Inside The Air Force January 13, 2006
Pentagon Sets Plan For New Bomber, Terminates J-UCAS Program
By Jason Sherman
The Defense Department will begin work this year on a next-generation long-range strike aircraft, accelerating its bomber modernization plans by nearly two decades in an effort to quickly enhance the Air Force’s effectiveness across the Asia-Pacific region.
The Quadrennial Defense Review, set to be delivered to Congress next month, will call for the Air Force to move up the date to field a new bomber from 2037 to 2018, according to Pentagon sources familiar with the recommendation.
As part of this effort, sources said, Deputy Defense Secretary Gordon England has terminated the Joint Unmanned Combat Air Systems program, which was aimed at developing a similar aircraft for both Navy aircraft carriers and Air Force air-to-ground strike missions. This action, spelled out in a classified budget memo last month, directs each service to pursue independent unmanned aircraft programs, according to sources familiar with the document.
Part of the follow-on Air Force effort could be integrated in the new bomber program, sources said.
Sources familiar with Air Force plans, who spoke on the condition they not be identified because the Pentagon has not released its QDR findings, said the service this year will conduct a study of the issue and launch an analysis to produce a set of alternative approaches for a Next Generation Long Range Strike Aircraft program.
“It will be in the QDR,” said one source familiar with the review’s recommendation on accelerating work on a new bomber.
The Air Force’s long-range strike aircraft fleet currently includes B-52s, some of which have been in service since 1962; the stealthy B-2s; and the B-1 fleet. In total, the service has approximately 160 bombers. The Air Force, however, is advancing a new plan in the fiscal year 2007 budget request to trim its B-52 fleet from 96 to 54 aircraft.
Three capabilities are expected to be essential for the Next Generation Long Range Strike Aircraft program: the ability to remain airborne for many, many hours; the means to fly very long distances; and the ability to carry significant numbers of bombs. The importance of these factors is expected to make the case for an unmanned system, Pentagon officials said.
“An unmanned bomber is not an option they’ve look at very much in the past, but it is very easy to understand that they would put it in the mix now,” said John Pike, director of GlobalSecurity.org, who has long tracked Air Force thinking about a future bomber force.
Pike said the Air Force’s experience with unmanned aerial vehicles, such as the Predator -- versions of which can fire missiles at ground targets -- the Global Hawk and the Joint Unmanned Aerial Combat System has clearly influenced thinking about modernizing the bomber force.

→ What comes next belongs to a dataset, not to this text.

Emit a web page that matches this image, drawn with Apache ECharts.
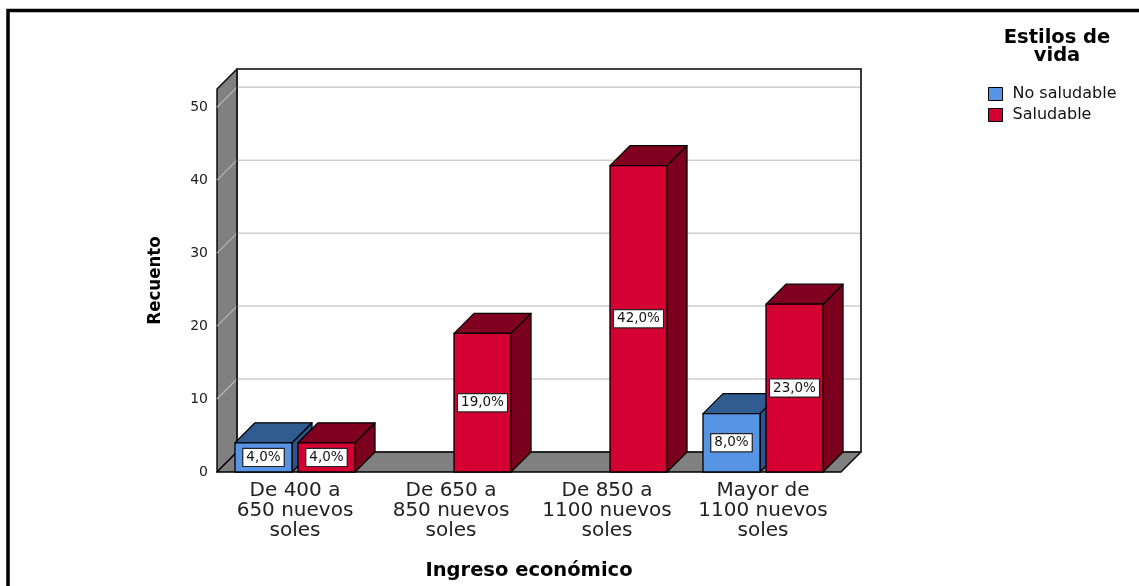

“The proposition that you can have a tactical unmanned medium-range, air-to-ground capability would naturally give rise to the possibility that the Air Force could have [an unmanned] long-range air-to-ground capability,” Pike said.
The action to accelerate work on a new bomber tracks closely with a recommendation last fall for a new, long-range strike aircraft program made by Andrew Marshall, the Pentagon’s director of net assessment, who called for developing capabilities necessary to deter China. That idea echoed the input he provided to the 2001 QDR, according to Pentagon officials.
“There’s been a lot of discussion over the last four years on the importance of the Pacific Rim and where it is in the strategy and how that translates to force capabilities,” said another Pentagon official. “And there will be additional emphasis in the QDR on global strike capabilities.”
Sources involved in the QDR said U.S. Strategic Command, which has responsibility for an evolving concept dubbed “global strike,” strongly advocated the need for a new bomber. These sources also said an accelerated bomber program enjoys support from the Office of the Secretary of Defense and the Air Force’s new leadership team, including Chief of Staff Gen. T. Michael Moseley and Secretary Michael Wynne.
Air Force spokesman Lt. Col. Frank Smolinsky said the service could not comment on whether a new bomber program was in the works because the QDR report has not yet been issued.
Sources said the plans for a new long-range strike aircraft puts to rest a proposal floated by proponents of the F-22 to configure a variant of that aircraft as a regional bomber.